## Begin Exercise data

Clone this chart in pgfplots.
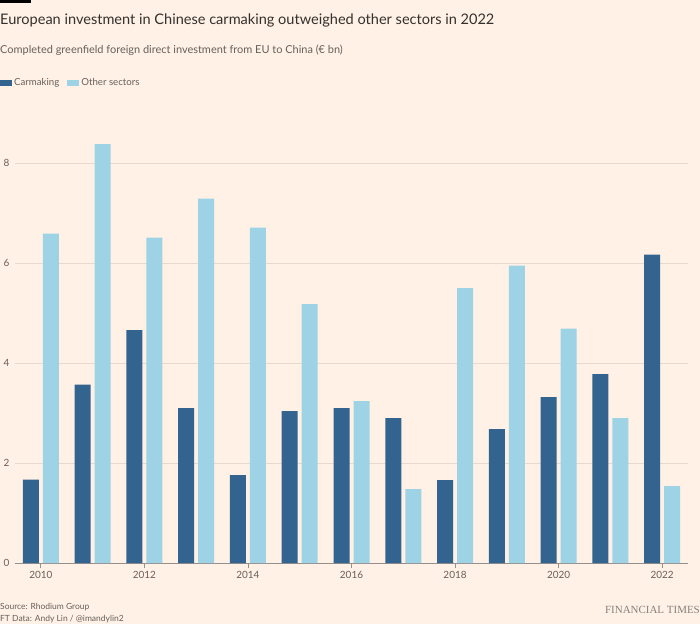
\documentclass[border=0pt]{standalone}
\usepackage{pgfplots}
\pgfplotsset{compat=1.18}
\usepackage{fontspec}
\setmainfont{Lato}
\definecolor{bg}{HTML}{FFF1E5}
\definecolor{car}{HTML}{33638F}
\definecolor{oth}{HTML}{9DD3E5}
\definecolor{txt}{HTML}{33302E}
\definecolor{sub}{HTML}{66605C}
\definecolor{gridc}{HTML}{E6D9CE}
\begin{document}
\begin{tikzpicture}[x=1bp,y=1bp]
\fill[bg] (0,0) rectangle (700,-624);
\fill[black] (0,0) rectangle (31,-3);
\node[anchor=west, inner sep=0, text=txt, font=\fontsize{14.6}{17}\selectfont] at (0,-20) {European investment in Chinese carmaking outweighed other sectors in 2022};
\node[anchor=west, inner sep=0, text=sub, font=\fontsize{11}{13}\selectfont] at (0,-50) {Completed greenfield foreign direct investment from EU to China (€ bn)};
\begin{axis}[
  at={(15bp,-563bp)}, anchor=south west,
  scale only axis, width=673bp, height=450bp,
  xmin=2009.5, xmax=2022.5, ymin=0, ymax=9,
  ybar, bar width=16bp,
  xtick={2010,2012,...,2022},
  ytick={0,2,4,6,8},
  xticklabel style={/pgf/number format/1000 sep={}, text=sub, font=\fontsize{10}{12}\selectfont},
  yticklabel style={anchor=west, xshift=-15bp, text=sub, font=\fontsize{10}{12}\selectfont},
  /pgf/number format/assume math mode=true,
  xmajorgrids=false, ymajorgrids=true,
  major grid style={draw=gridc, line width=0.8bp},
  axis x line*=bottom, axis y line*=left,
  x axis line style={-, draw=sub!70, line width=0.8bp},
  y axis line style={draw=none},
  xtick align=outside, major tick length=5bp,
  xtick style={draw=sub!70, line width=0.8bp},
  ytick style={draw=none},
  legend style={at={(-15bp,480bp)}, anchor=west, draw=none, fill=none, inner sep=0, text=sub, font=\fontsize{9.7}{12}\selectfont, /tikz/every even column/.append style={column sep=6bp}},
  legend columns=2,
  legend image code/.code={\fill[#1] (0bp,-3bp) rectangle (12bp,3bp);},
]
\addplot[fill=car, draw=none, bar shift=-10bp] coordinates {
(2010,1.67) (2011,3.57) (2012,4.66) (2013,3.10) (2014,1.76) (2015,3.04) (2016,3.10)
(2017,2.90) (2018,1.66) (2019,2.68) (2020,3.32) (2021,3.78) (2022,6.17)};
\addplot[fill=oth, draw=none, bar shift=10bp] coordinates {
(2010,6.59) (2011,8.38) (2012,6.51) (2013,7.29) (2014,6.71) (2015,5.18) (2016,3.24)
(2017,1.48) (2018,5.50) (2019,5.95) (2020,4.69) (2021,2.90) (2022,1.54)};
\legend{Carmaking, Other sectors}
\end{axis}
\node[anchor=west, inner sep=0, text=sub, font=\fontsize{8.5}{10}\selectfont] at (0,-607) {Source: Rhodium Group};
\node[anchor=west, inner sep=0, text=sub, font=\fontsize{8.5}{10}\selectfont] at (0,-619) {FT Data: Andy Lin / @imandylin2};
\node[anchor=east, inner sep=0, text=sub!80, font=\fontspec{Liberation Serif}\fontsize{11}{13}\selectfont] at (700,-610) {FINANCIAL TIMES};
\end{tikzpicture}
\end{document}
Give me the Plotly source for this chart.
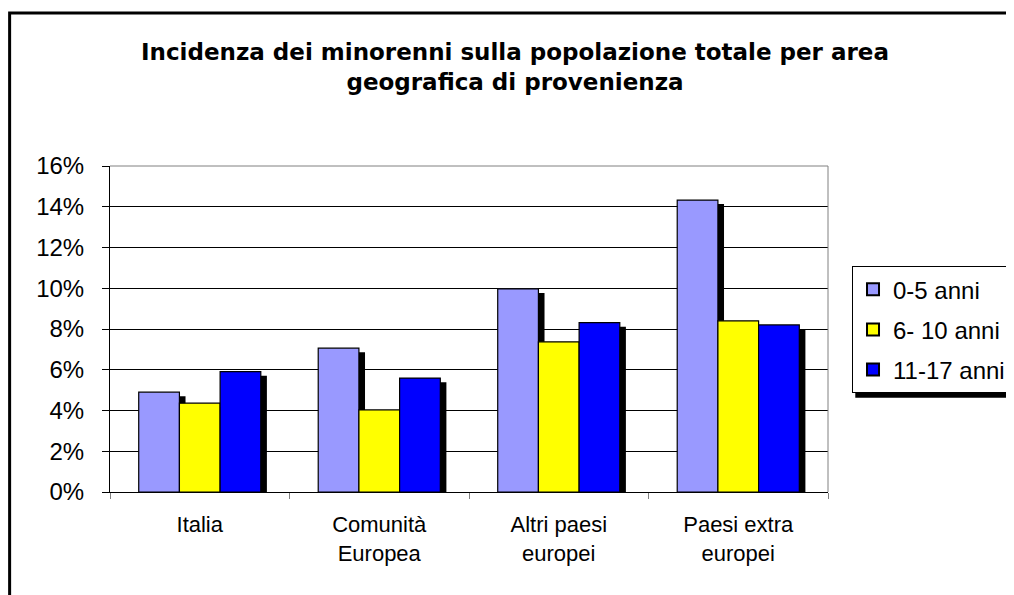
import plotly.graph_objects as go

categories = ["Italia", "Comunità<br>Europea", "Altri paesi<br>europei", "Paesi extra<br>europei"]
series_names = ["0-5 anni", "6- 10 anni", "11-17 anni"]
values_0_5 = [0.049, 0.0706, 0.0997, 0.1433]
values_6_10 = [0.0436, 0.0403, 0.0737, 0.0840]
values_11_17 = [0.0591, 0.0559, 0.0831, 0.0820]
colors = ["#9999FF", "#FFFF00", "#0000FF"]
y_ticks = [0, 0.02, 0.04, 0.06, 0.08, 0.10, 0.12, 0.14, 0.16]

series = [values_0_5, values_6_10, values_11_17]
bar_width = 0.2267
offsets = [-0.34, -0.1133, 0.1134]
shadow_dx = 0.034
shadow_dy = 0.002

fig = go.Figure()

# black drop shadows, drawn first so the next bar covers them
for vals, off in zip(series, offsets):
    fig.add_trace(
        go.Bar(
            x=categories,
            y=[v - shadow_dy for v in vals],
            offset=off + shadow_dx,
            width=bar_width,
            marker=dict(color="black", line=dict(width=0)),
            showlegend=False,
            hoverinfo="skip",
        )
    )

for name, vals, off, col in zip(series_names, series, offsets, colors):
    fig.add_trace(
        go.Bar(
            x=categories,
            y=vals,
            name=name,
            legendgroup=name,
            offset=off,
            width=bar_width,
            marker=dict(color=col, line=dict(color="black", width=1.2)),
        )
    )

fig.update_layout(
    width=1014,
    height=595,
    barmode="overlay",
    paper_bgcolor="white",
    plot_bgcolor="white",
    font=dict(family="Liberation Sans, Arial, sans-serif", color="black"),
    margin=dict(l=102, r=193, t=158, b=111),
    title=dict(
        text="Incidenza dei minorenni sulla popolazione totale per area<br>geografica di provenienza",
        x=0.5,
        xanchor="center",
        y=0.912,
        yanchor="top",
        font=dict(size=23, family="DejaVu Sans, sans-serif", weight="bold"),
    ),
    showlegend=True,
    legend=dict(
        x=1.032,
        y=0.693,
        xanchor="left",
        yanchor="top",
        bordercolor="black",
        borderwidth=1,
        bgcolor="white",
        font=dict(size=24),
        tracegroupgap=6,
        itemsizing="constant",
    ),
    xaxis=dict(
        showline=True,
        linecolor="black",
        linewidth=1,
        ticks="outside",
        ticklen=6,
        tickcolor="#808080",
        tickson="boundaries",
        tickfont=dict(size=22),
        ticklabelstandoff=13,
        showgrid=False,
    ),
    yaxis=dict(
        range=[0, 0.16],
        tickvals=y_ticks,
        tickformat=".0%",
        showline=True,
        linecolor="black",
        linewidth=1,
        ticks="outside",
        ticklen=7,
        tickcolor="black",
        tickfont=dict(size=24),
        ticklabelstandoff=13,
        showgrid=True,
        gridcolor="black",
        gridwidth=1,
        zeroline=False,
    ),
    shapes=[
        # plot area top and right edges
        dict(type="line", xref="paper", yref="paper", x0=0, x1=1, y0=1, y1=1,
             line=dict(color="#808080", width=1)),
        dict(type="line", xref="paper", yref="paper", x0=1, x1=1, y0=0, y1=1,
             line=dict(color="#808080", width=1)),
        # legend shadow
        dict(type="rect", xref="paper", yref="paper", x0=1.038, x1=1.3, y0=0.289, y1=0.307,
             fillcolor="black", line=dict(width=0), layer="below"),
        # chart border
        dict(type="rect", xref="paper", yref="paper", x0=-0.1398, x1=1.4, y0=-0.5, y1=1.469,
             line=dict(color="black", width=3)),
    ],
)

fig.write_html("out.html")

## End Exercise data

**Brief:**
Exclude any pictures, and restate word for word the lines from the one containing "Give me the Plotly source for this chart." through the one containing "import plotly.graph_objects as go", both included.

**Exercise result:**
Give me the Plotly source for this chart.
import plotly.graph_objects as go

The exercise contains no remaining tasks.